Seventeenth Lecture - November 28, 2006

“Beyond Words and Paper: Why the Americas Must Act Against Corruption”

Orador: Huguette Labelle, President of Transparency International

Good afternoon. It is a great pleasure to be with you today to address the vital issue of corruption in the Americas. As a citizen of the region myself, it is no surprise that I harbour a strong desire to see the Americas prosper. Reducing the damaging impact of corruption on lives, democracies and economies is critical to the region’s long-term prosperity and stability, and to lifting millions of its citizens out of poverty.

Alternative: first paragraph in Spanish: Buenas tardes. Es un gran placer para mi estar aquí con ustedes hoy para abordar un tema tan importante como es la corrupción en las Américas. Siendo yo misma ciudadana de la región no es de sorprender que tengo un deseo muy profundo de ver a la región prosperar.

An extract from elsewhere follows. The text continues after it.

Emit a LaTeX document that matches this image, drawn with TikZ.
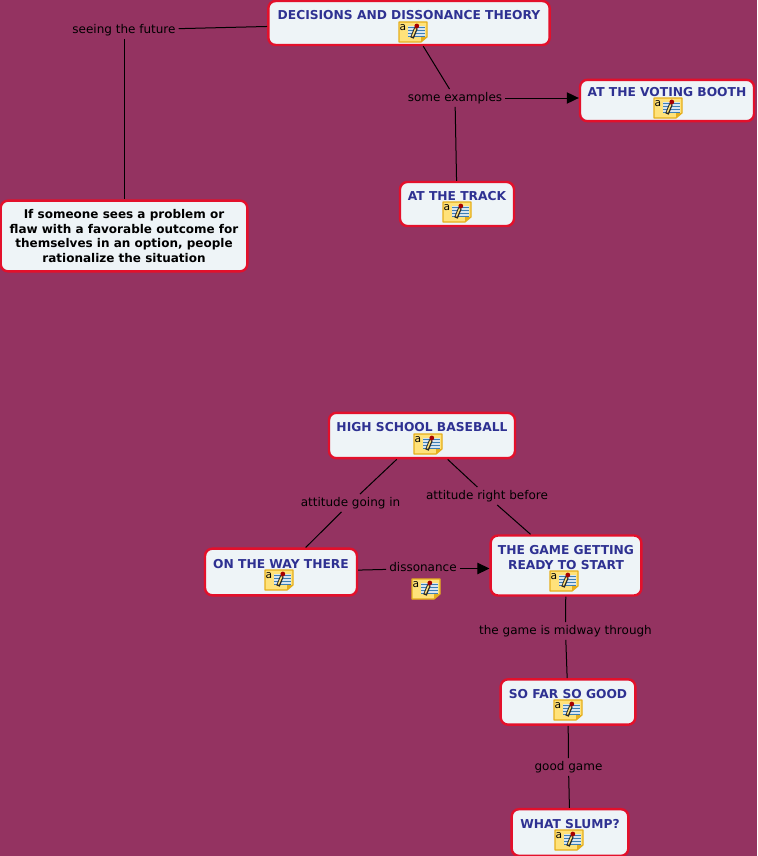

Reducir el impacto devastante de la corrupción sobre la vida de las personas, las democracias y las economías de la región es esencial para generar prosperidad, estabilidad, y fundamentalmente, aliviar a millones de ciudadanos de la pobreza.

Let me set the stage for my remarks by telling you about my recent trip to Guatemala for the 12th International Anti-Corruption Conference. I found an extraordinarily dedicated and diverse group of individuals there – over 1000 corruption fighters from all walks of life, from 115 countries around the world and from _more than 20 countries in the Americas, united in common purpose.

Six Central American presidents – from Costa Rica, El Salvador, Guatemala, Honduras, Nicaragua and Panama - as well as representatives from Belize and the Dominican Republic, signed the Guatemala Declaration, committing their countries to concrete steps in the fight against corruption and promotion of transparency. This has sent a powerful signal that governments are summoning the political will to give the region’s anti-corruption effort the necessary emphasis and momentum.

Four simple truths emerged from this important conference, and were reinforced by my subsequent visits with the leaders of Panama, Peru and Chile. Countries cannot afford to be complacent about corruption. Expressions of political will, while necessary, are not enough; governments must take concrete actions. A comprehensive approach is required involving the judiciary, parliaments, and the executive working with civil society organizations and the business sector. Most importantly, though, the people must demand accountability from their leaders.

Throughout my travels in the region and beyond, I have witnessed how corruption undermines democracies, distorts economies and traps people in poverty. Corruption does not make a country poorer just by undermining its economy. It makes the poor poorer because part of their meagre earnings, their non-existent disposable income, must pay for basic services that should be free, or to shorten an otherwise long wait for these services.